It is the morning that Dubai’s ruler HH Sheikh Mohammed Bin Rashid Al Maktoum has announced plans to extend the emirate’s Business Bay canal to create a 2.8km waterway stretching across the city and Rupprecht Queitsch, general manager for the JW Marriott Marquis Hotel Dubai couldn’t be more pleased.
“It will actually be stopping right by our hotel,” he tells Arabian Business. “It’s going to be really nice along Safa Park… and we’re either at one end or one beginning,” he adds.
News of the $408m project — which has since been somewhat usurped by last week’s announcement that the city will also embark on a vast tourism and retail project called Mohammed Bin Rashid City — is yet another sign that Dubai has recovered its commercial ambitions after its crippling debt crisis three years ago.

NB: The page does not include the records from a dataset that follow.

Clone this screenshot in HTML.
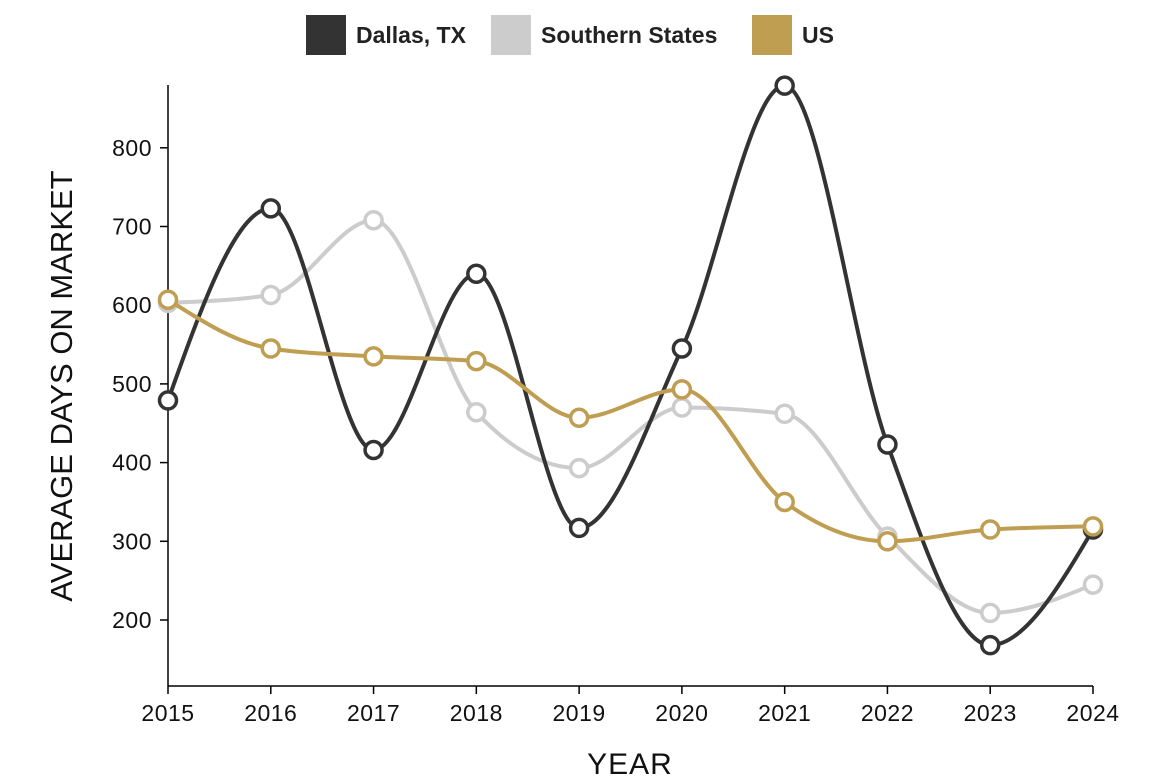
<!DOCTYPE html>
<html><head><meta charset="utf-8"><style>
body{margin:0;background:#fff;font-family:"Liberation Sans",sans-serif}
</style></head><body>
<svg id="c" width="1160" height="778" xmlns="http://www.w3.org/2000/svg"></svg>
<script>
const years=[2015,2016,2017,2018,2019,2020,2021,2022,2023,2024];
const dallas=[479,723,416,640,317,545,879,423,168,315];
const southern=[603,613,708,464,393,470,462,306,209,245];
const us=[607,545,535,529,457,493,350,300,315,319];
const yTicks=[200,300,400,500,600,700,800];
const seriesNames=["Dallas, TX","Southern States","US"];
const colors=["#333333","#cccccc","#bf9e52"];
const svg=document.getElementById('c');
const NS="http://www.w3.org/2000/svg";
const x=i=>168+i*(1093-168)/(years.length-1);
const y=v=>777.4-0.787*v;
function el(t,a,p){const e=document.createElementNS(NS,t);for(const k in a)e.setAttribute(k,a[k]);(p||svg).appendChild(e);return e;}
const ax=el('line',{x1:168,y1:85,x2:168,y2:686,stroke:'#000','stroke-width':1.5});


const bx=el('line',{x1:168,y1:686,x2:1093,y2:686,stroke:'#000','stroke-width':1.5});


yTicks.forEach(v=>{
 el('line',{x1:160,y1:y(v),x2:168,y2:y(v),stroke:'#000','stroke-width':1.5});
 const t=el('text',{x:152,y:y(v)+8,'text-anchor':'end','font-size':23,'letter-spacing':0.5,fill:'#111'});
 t.textContent=v;
 
 
});
years.forEach((yr,i)=>{
 el('line',{x1:x(i),y1:686,x2:x(i),y2:694,stroke:'#000','stroke-width':1.5});
 const t=el('text',{x:x(i),y:721,'text-anchor':'middle','font-size':23,'letter-spacing':0.5,fill:'#111'});
 t.textContent=yr;
 
 
});
const yt=el('text',{x:0,y:0,transform:'translate(72,386) rotate(-90)','text-anchor':'middle','font-size':31,fill:'#111'});
yt.textContent='AVERAGE DAYS ON MARKET';


const xt=el('text',{x:630,y:774,'text-anchor':'middle','font-size':30,'letter-spacing':1,fill:'#111'});
xt.textContent='YEAR';


function sign(v){return v<0?-1:1;}
function path(vals){
 const p=vals.map((v,i)=>[x(i),y(v)]);
 const n=p.length,m=[];
 const d=[];for(let i=0;i<n-1;i++)d.push((p[i+1][1]-p[i][1])/(p[i+1][0]-p[i][0]));
 for(let i=0;i<n;i++){
  if(i===0||i===n-1)continue;
  const s0=d[i-1],s1=d[i],h0=p[i][0]-p[i-1][0],h1=p[i+1][0]-p[i][0];
  const pp=(s0*h1+s1*h0)/(h0+h1);
  m[i]=(sign(s0)+sign(s1))*Math.min(Math.abs(s0),Math.abs(s1),0.5*Math.abs(pp))||0;
 }
 const h=p[1][0]-p[0][0];
 m[0]=(3*d[0]-m[1])/2; m[n-1]=(3*d[n-2]-m[n-2])/2;
 let s=`M${p[0][0]},${p[0][1]}`;
 for(let i=0;i<n-1;i++){
  const dx=(p[i+1][0]-p[i][0])/3;
  s+=`C${p[i][0]+dx},${p[i][1]+dx*m[i]},${p[i+1][0]-dx},${p[i+1][1]-dx*m[i+1]},${p[i+1][0]},${p[i+1][1]}`;
 }
 return s;
}
[southern,dallas,us].forEach((vals,k)=>{
 const idx=[1,0,2][k];
 const g=el('g',{});
 
 
 el('path',{d:path(vals),fill:'none',stroke:colors[idx],'stroke-width':4},g);
 vals.forEach((v,i)=>{
  const c=el('circle',{cx:x(i),cy:y(v),r:8.5,fill:'#fff',stroke:colors[idx],'stroke-width':3.5},g);
  
  
 });
});
const lx=[306,491,752];
seriesNames.forEach((n,i)=>{
 const r=el('rect',{x:lx[i],y:15,width:40,height:40,fill:colors[i]});
 
 
 const t=el('text',{x:lx[i]+50,y:43,'font-size':23,'font-weight':'bold',fill:'#222'});
 t.textContent=n;
 
 
});
</script>
</body></html>
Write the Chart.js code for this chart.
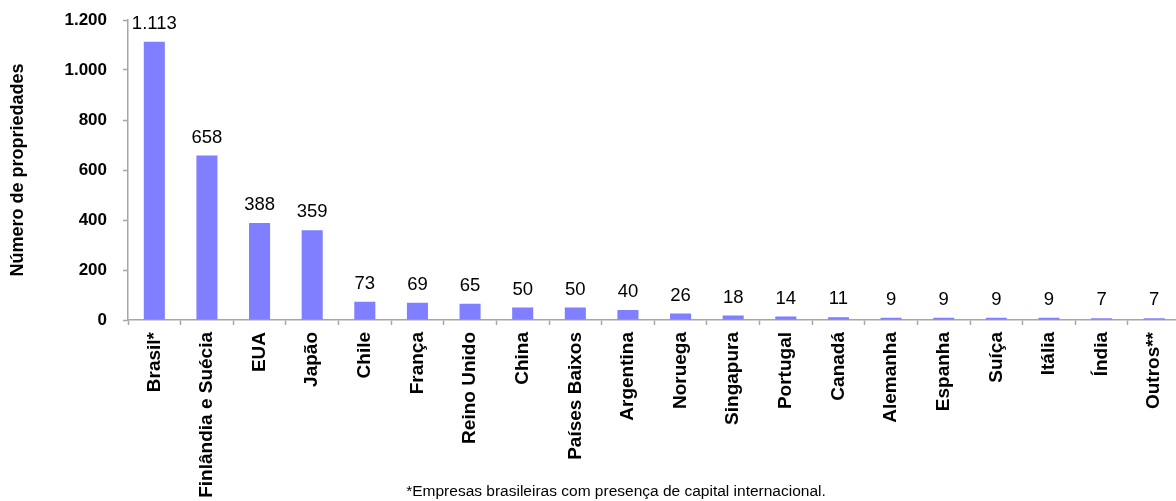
<!DOCTYPE html>
<html lang="pt-BR">
<head>
<meta charset="utf-8">
<title>Número de propriedades por país</title>
<script src="https://cdn.jsdelivr.net/npm/chart.js@4/dist/chart.umd.min.js"></script>
<style>
  html, body { margin: 0; padding: 0; background: #fff; overflow: hidden; }
  #wrap { position: relative; width: 1184px; height: 501px; }
</style>
</head>
<body>
<div id="wrap"><canvas id="chart" width="1184" height="501"></canvas></div>
<script>
// Países de origem do capital
const categories = [
  'Brasil*', 'Finlândia e Suécia', 'EUA', 'Japão', 'Chile', 'França',
  'Reino Unido', 'China', 'Países Baixos', 'Argentina', 'Noruega',
  'Singapura', 'Portugal', 'Canadá', 'Alemanha', 'Espanha', 'Suíça',
  'Itália', 'Índia', 'Outros**'
];

// Número de propriedades
const propriedades = [1113, 658, 388, 359, 73, 69, 65, 50, 50, 40, 26, 18, 14, 11, 9, 9, 9, 9, 7, 7];

// Marcas do eixo vertical
const yTicks = [0, 200, 400, 600, 800, 1000, 1200];

const yTitle = 'Número de propriedades';
const footnote = '*Empresas brasileiras com presença de capital internacional.';

const FONT = '"Liberation Sans", Arial, Helvetica, sans-serif';
const AXIS_GRAY = '#a6a6a6';

// Separador de milhar com ponto
function fmt(v) {
  return String(Math.round(v)).replace(/\B(?=(\d{3})+(?!\d))/g, '.');
}

// Rótulos de valor acima das barras e nota de rodapé
const valueLabels = {
  id: 'valueLabels',
  afterDatasetsDraw(chart) {
    const { ctx } = chart;
    const meta = chart.getDatasetMeta(0);
    const yScale = chart.scales.y;
    ctx.save();
    ctx.fillStyle = '#000';
    ctx.font = '18.5px ' + FONT;
    ctx.textAlign = 'center';
    ctx.textBaseline = 'alphabetic';
    meta.data.forEach((bar, i) => {
      const v = propriedades[i];
      const top = yScale.getPixelForValue(v);
      ctx.fillText(fmt(v), bar.x, top - 13);
    });
    ctx.font = '15.5px ' + FONT;
    ctx.fillText(footnote, 616, 496);
    ctx.restore();
  }
};

new Chart(document.getElementById('chart'), {
  type: 'bar',
  data: {
    labels: categories,
    datasets: [{
      data: propriedades,
      backgroundColor: '#7f7fff',
      borderWidth: 0,
      barPercentage: 0.4,
      categoryPercentage: 1.0
    }]
  },
  options: {
    responsive: false,
    animation: false,
    layout: { padding: { top: 20, right: 0, bottom: 0, left: 0 } },
    plugins: {
      legend: { display: false },
      tooltip: { enabled: false }
    },
    scales: {
      x: {
        offset: true,
        border: { display: true, color: AXIS_GRAY, width: 1.5 },
        grid: {
          display: true,
          offset: true,
          drawOnChartArea: false,
          drawTicks: true,
          tickLength: 5,
          tickWidth: 1.5,
          color: AXIS_GRAY
        },
        ticks: {
          autoSkip: false,
          maxRotation: 90,
          minRotation: 90,
          padding: 7,
          color: '#000',
          font: { family: FONT, size: 19, weight: 'bold' }
        },
        afterFit(scale) {
          scale.height = 181;
          scale.paddingTop = 0;
          scale.paddingBottom = 0;
        }
      },
      y: {
        min: 0,
        max: 1200,
        afterBuildTicks(scale) { scale.ticks = yTicks.map(v => ({ value: v })); },
        border: { display: true, color: AXIS_GRAY, width: 1.5 },
        grid: {
          display: true,
          drawOnChartArea: false,
          drawTicks: true,
          tickLength: 5,
          tickWidth: 1.5,
          color: AXIS_GRAY
        },
        ticks: {
          padding: 16,
          color: '#000',
          font: { family: FONT, size: 17, weight: 'bold' },
          callback: v => fmt(v)
        },
        title: {
          display: true,
          text: yTitle,
          color: '#000',
          padding: { top: 7, bottom: 0 },
          font: { family: FONT, size: 18, weight: 'bold' }
        },
        afterFit(scale) {
          scale.width = 128;
          scale.paddingTop = 0;
          scale.paddingBottom = 0;
        }
      }
    }
  },
  plugins: [valueLabels]
});
</script>
</body>
</html>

Tourist arrivals in the emirate increased ten percent during the first half of the year while hotel revenues rose nineteen percent. Property prices are starting to rebound in some areas of the city and the region’s political instability continues to attract funds from investors seeking a safe haven.
One of those other signs that the city has started to thrive is the opening of the JW Marriott Marquis Hotel Dubai, a $490m two-tower hotel owned by Emirates Airline. The five-star hotel, which — once fully opened — will add 1,608 rooms to the city’s inventory, features 804 rooms as well as fourteen food and beverage outlets and the Middle East’s largest function room. While the hotel officially opened the doors on its first tower in October, Sheikh Mohammed last week ordered the start of the second phase of the hotel.
Unlike many of Dubai’s other luxury hotels, the JW Marriott Marquis, will play a key role in the emirate’s ambitious plans to become a top destination of choice for the meetings, incentives, conferences and exhibitions (MICE) industry.
The sector is already big business for cities such as New York, London and Paris (a recent study by the US Convention Industry Council found that the US meetings and events sector supports 1.7 million jobs in the US alone). But a lack of hotels and conferencing spaces large enough to cater to the vast number of delegates that international conferences attract means Dubai has lagged behind its competitors.
The opening of the JW Marriott Marquis is expected to significantly boost Dubai’s position in the industry, says Queitsch. “That’s the purpose of the hotel [to host] either corporate meetings, incentive meetings, any kind of meetings,” he says.
“Dubai currently is not in the world’s top destinations for conventions so we are building this up. We have a large convention coming in January for 700 rooms for five nights, which is business that typically would not have come to Dubai, so now we are competing with the likes of Lisbon, Madrid and Berlin,” he adds.